Task to carry out: Taking the data below, please print only the lines from the line holding "Clone this chart in Apache ECharts." to the line holding "800000, 900000, 1000000];", inclusive, with pictures omitted.

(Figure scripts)
....
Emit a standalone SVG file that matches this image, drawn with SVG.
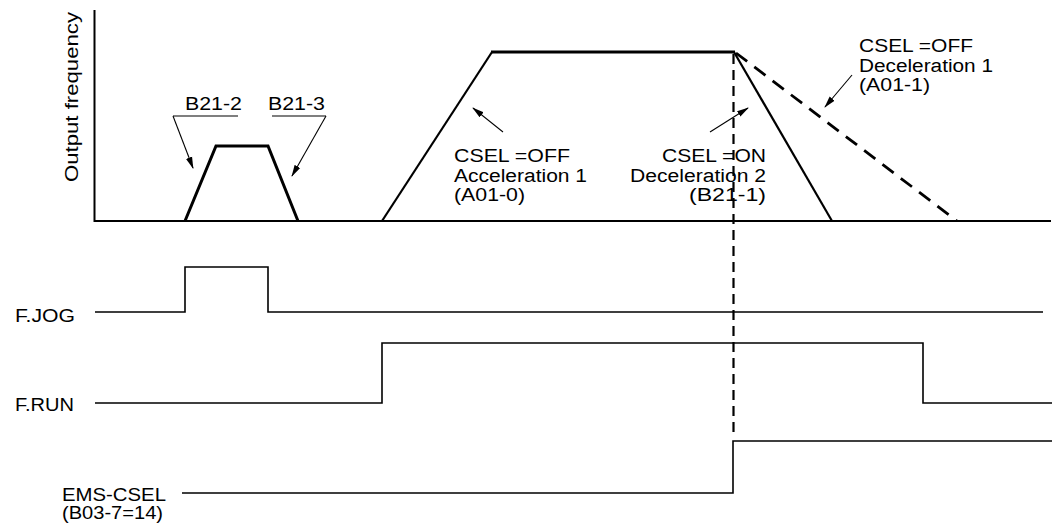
<svg xmlns="http://www.w3.org/2000/svg" width="1053" height="529" viewBox="0 0 1053 529">
<style>
text{font-family:"Liberation Sans",Arial,sans-serif;fill:#000;font-size:18px}
.sig{fill:none;stroke:#000;stroke-width:1.6}
.thick{fill:none;stroke:#000;stroke-width:3;stroke-linejoin:miter}
.mid{fill:none;stroke:#000;stroke-width:2.2}
.axis{fill:none;stroke:#000;stroke-width:2}
.ptr{fill:none;stroke:#000;stroke-width:1.1;marker-end:url(#ah)}
.lead{fill:none;stroke:#000;stroke-width:1.1}
</style>
<defs>
<marker id="ah" markerWidth="12" markerHeight="8" refX="11" refY="4" orient="auto" markerUnits="userSpaceOnUse">
<path d="M0,0.8 L12,4 L0,7.2 Z" fill="#000"/>
</marker>
</defs>
<rect width="1053" height="529" fill="#fff"/>
<g id="axes">
<path class="axis" d="M94.5,10 V221 H1051"/>
<text transform="translate(78,182) rotate(-90)" textLength="170" lengthAdjust="spacingAndGlyphs" font-size="20">Output frequency</text>
</g>
<g id="jog-curve">
<path class="thick" d="M185,221 L216,146 H268 L298,221"/>
</g>
<g id="run-curve">
<path class="mid" d="M382,221 L492,52"/>
<path class="thick" d="M491,52 H735"/>
<path class="mid" d="M734,52 L832,221"/>
<path fill="none" stroke="#000" stroke-width="2.8" stroke-dasharray="14,9" d="M736,53 L957,221"/>
</g>
<g id="label-b21-2">
<text x="185" y="110" textLength="57" lengthAdjust="spacingAndGlyphs">B21-2</text>
</g>
<g id="label-b21-3">
<text x="268" y="110" textLength="57" lengthAdjust="spacingAndGlyphs">B21-3</text>
</g>
<g id="label-acc1">
<text x="454" y="162" textLength="116" lengthAdjust="spacingAndGlyphs">CSEL =OFF</text>
<text x="454" y="182" textLength="133" lengthAdjust="spacingAndGlyphs">Acceleration 1</text>
<text x="454" y="201" textLength="71" lengthAdjust="spacingAndGlyphs">(A01-0)</text>
</g>
<g id="label-dec2">
<text x="662" y="162" textLength="104" lengthAdjust="spacingAndGlyphs">CSEL =ON</text>
<text x="630" y="182" textLength="136" lengthAdjust="spacingAndGlyphs">Deceleration 2</text>
<text x="689" y="201" textLength="77" lengthAdjust="spacingAndGlyphs">(B21-1)</text>
</g>
<g id="label-dec1">
<text x="859" y="52" textLength="114" lengthAdjust="spacingAndGlyphs">CSEL =OFF</text>
<text x="859" y="72" textLength="134" lengthAdjust="spacingAndGlyphs">Deceleration 1</text>
<text x="859" y="91" textLength="71" lengthAdjust="spacingAndGlyphs">(A01-1)</text>
</g>
<g id="sig-fjog">
<text x="15" y="322" textLength="60" lengthAdjust="spacingAndGlyphs">F.JOG</text>
<path class="sig" d="M95,312 H185 V267 H268 V312 H1043"/>
</g>
<g id="sig-frun">
<text x="15" y="411" textLength="59" lengthAdjust="spacingAndGlyphs">F.RUN</text>
<path class="sig" d="M95,403 H382 V343 H923 V403 H1052"/>
</g>
<g id="sig-emscsel">
<text x="62" y="501" textLength="104" lengthAdjust="spacingAndGlyphs" font-size="16.5">EMS-CSEL</text>
<text x="62" y="519" textLength="101" lengthAdjust="spacingAndGlyphs" font-size="16.5">(B03-7=14)</text>
<path class="sig" d="M182,493 H733 V441 H1052"/>
</g>
<g id="connectors">
<path class="lead" d="M238,116 H173"/>
<path class="ptr" d="M173,116 L193,168"/>
<path class="lead" d="M272,116 H326"/>
<path class="ptr" d="M326,116 L292,176"/>
<path class="ptr" d="M503,132 L473,108"/>
<path class="ptr" d="M710,132 L748,108"/>
<path class="ptr" d="M852,75 L825,107"/>
<path fill="none" stroke="#000" stroke-width="2.2" stroke-dasharray="10,6" d="M733.5,54 V436"/>
</g>
</svg>
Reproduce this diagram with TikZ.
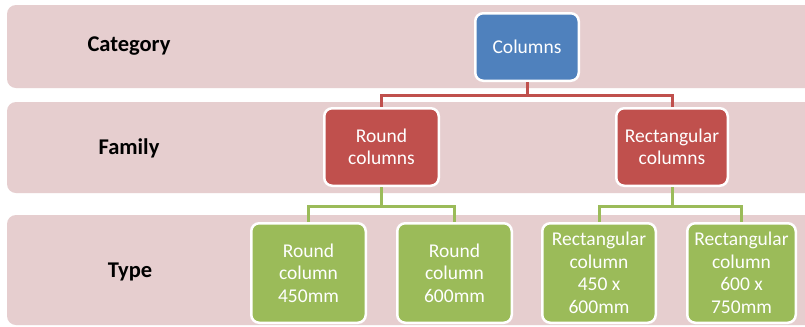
\documentclass[tikz,border=0pt]{standalone}
\usepackage{fontspec}
\setmainfont{Carlito}
\definecolor{bandc}{HTML}{E6CECF}
\definecolor{bluec}{HTML}{4F81BD}
\definecolor{redc}{HTML}{C0504D}
\definecolor{greenc}{HTML}{9BBB59}
\begin{document}
\begin{tikzpicture}[x=1bp,y=-1bp,
  band/.style={fill=bandc,rounded corners=9bp},
  lbl/.style={font=\fontsize{22.5bp}{26bp}\selectfont\bfseries,text=black},
  boxc/.style={draw=white,line width=2.5bp,rounded corners=8bp,text=white,align=center,
    inner sep=0pt,font=\fontsize{19.5bp}{22.5bp}\selectfont},
  bluebox/.style={boxc,fill=bluec},
  redbox/.style={boxc,fill=redc},
  greenbox/.style={boxc,fill=greenc},
  redline/.style={draw=redc,line width=3bp},
  greenline/.style={draw=greenc,line width=3bp}]
\useasboundingbox (0,0) rectangle (805,326);
\clip (0,0) rectangle (805,326);
\fill[white] (0,0) rectangle (805,326);
% bands
\path[band] (7,5) rectangle (830,88);
\path[band] (7,102) rectangle (830,193);
\path[band] (7,215) rectangle (830,325);
% labels
\node[lbl] (lcat) at (129,46) {Category};
\node[lbl] (lfam) at (129,148) {Family};
\node[lbl] (ltyp) at (130,272) {Type};
% boxes
\node[bluebox,minimum width=103.5bp,minimum height=67.5bp] (col) at (527,47) {Columns};
\node[redbox,minimum width=114.5bp,minimum height=77.5bp] (rc) at (381.5,147) {Round\\columns};
\node[redbox,minimum width=111.5bp,minimum height=77.5bp] (rr) at (672,147) {Rectangular\\columns};
\node[greenbox,minimum width=114.5bp,minimum height=99.5bp] (t1) at (308.5,273) {Round\\column\\450mm};
\node[greenbox,minimum width=114.5bp,minimum height=99.5bp] (t2) at (454.5,273) {Round\\column\\600mm};
\node[greenbox,minimum width=113.5bp,minimum height=99.5bp] (t3) at (599,273) {Rectangular\\column\\450 x\\600mm};
\node[greenbox,minimum width=108.5bp,minimum height=99.5bp] (t4) at (741.5,273) {Rectangular\\column\\600 x\\750mm};
% connectors
\begin{scope}[on background layer/.try]
\end{scope}
\draw[redline] (col.south) -- ++(0,13) -| (rc.north);
\draw[redline] (col.south) -- ++(0,13) -| (rr.north);
\draw[greenline] (rc.south) -- ++(0,19) -| (t1.north);
\draw[greenline] (rc.south) -- ++(0,19) -| (t2.north);
\draw[greenline] (rr.south) -- ++(0,19) -| (t3.north);
\draw[greenline] (rr.south) -- ++(0,19) -| (t4.north);
\end{tikzpicture}
\end{document}
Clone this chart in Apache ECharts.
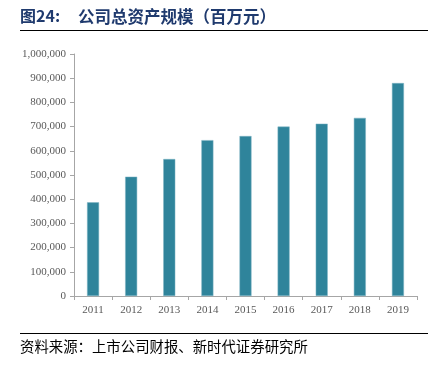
<!DOCTYPE html>
<html>
<head>
<meta charset="utf-8">
<script src="https://cdn.jsdelivr.net/npm/echarts@6/dist/echarts.min.js"></script>
<style>
html,body{margin:0;padding:0;background:#fff;}
#chart{width:433px;height:366px;}
</style>
</head>
<body>
<div id="chart"></div>
<script>
// 年份
var years = ['2011','2012','2013','2014','2015','2016','2017','2018','2019'];
// 总资产（百万元）
var assets = [387000, 493000, 566000, 644000, 661000, 700000, 712000, 736000, 880000];
var yTicks = [0, 100000, 200000, 300000, 400000, 500000, 600000, 700000, 800000, 900000, 1000000];

var myChart = echarts.init(document.getElementById('chart'));
var option = {
	animation: false,
	backgroundColor: '#fff',
	grid: {left: 74, right: 16, top: 54, bottom: 70},
	xAxis: {
		type: 'category',
		data: years,
		axisLine: {lineStyle: {color: '#a6a6a6', width: 1}},
		axisTick: {show: true, length: 4, lineStyle: {color: '#a6a6a6'}},
		axisLabel: {color: '#595959', fontFamily: 'Liberation Serif', fontSize: 11, margin: 9}
	},
	yAxis: {
		type: 'value',
		min: yTicks[0],
		max: yTicks[yTicks.length - 1],
		interval: 100000,
		axisLine: {show: true, lineStyle: {color: '#a6a6a6', width: 1}},
		axisTick: {show: true, length: 4, lineStyle: {color: '#a6a6a6'}},
		splitLine: {show: false},
		axisLabel: {
			color: '#595959', fontFamily: 'Liberation Serif', fontSize: 11, margin: 8,
			formatter: function (v) { return v.toLocaleString('en-US'); }
		}
	},
	series: [{
		type: 'bar',
		data: assets,
		barWidth: 12,
		itemStyle: {color: '#2f849b', borderColor: '#7fb5c4', borderWidth: 0.5}
	}],
	graphic: [
		{type: 'text', left: 20, top: 8, style: {text: '图24:', fill: '#1f3a6e', font: 'bold 16px "Noto Sans CJK SC"'}},
		{type: 'text', left: 78, top: 8, style: {text: '公司总资产规模（百万元）', fill: '#1f3a6e', font: 'bold 16.5px "Noto Sans CJK SC"'}},
		{type: 'line', shape: {x1: 20, y1: 30.5, x2: 428, y2: 30.5}, style: {stroke: '#000', lineWidth: 1}},
		{type: 'line', shape: {x1: 20, y1: 333.5, x2: 428, y2: 333.5}, style: {stroke: '#000', lineWidth: 1}},
		{type: 'text', left: 20, top: 339, style: {text: '资料来源：上市公司财报、新时代证券研究所', fill: '#000', font: '14.4px "Noto Sans CJK SC"'}}
	]
};
myChart.setOption(option);
</script>
</body>
</html>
....
Result:
Clone this chart in Apache ECharts.
<!DOCTYPE html>
<html>
<head>
<meta charset="utf-8">
<script src="https://cdn.jsdelivr.net/npm/echarts@6/dist/echarts.min.js"></script>
<style>
html,body{margin:0;padding:0;background:#fff;}
#chart{width:433px;height:366px;}
</style>
</head>
<body>
<div id="chart"></div>
<script>
// 年份
var years = ['2011','2012','2013','2014','2015','2016','2017','2018','2019'];
// 总资产（百万元）
var assets = [387000, 493000, 566000, 644000, 661000, 700000, 712000, 736000, 880000];
var yTicks = [0, 100000, 200000, 300000, 400000, 500000, 600000, 700000, 800000, 900000, 1000000];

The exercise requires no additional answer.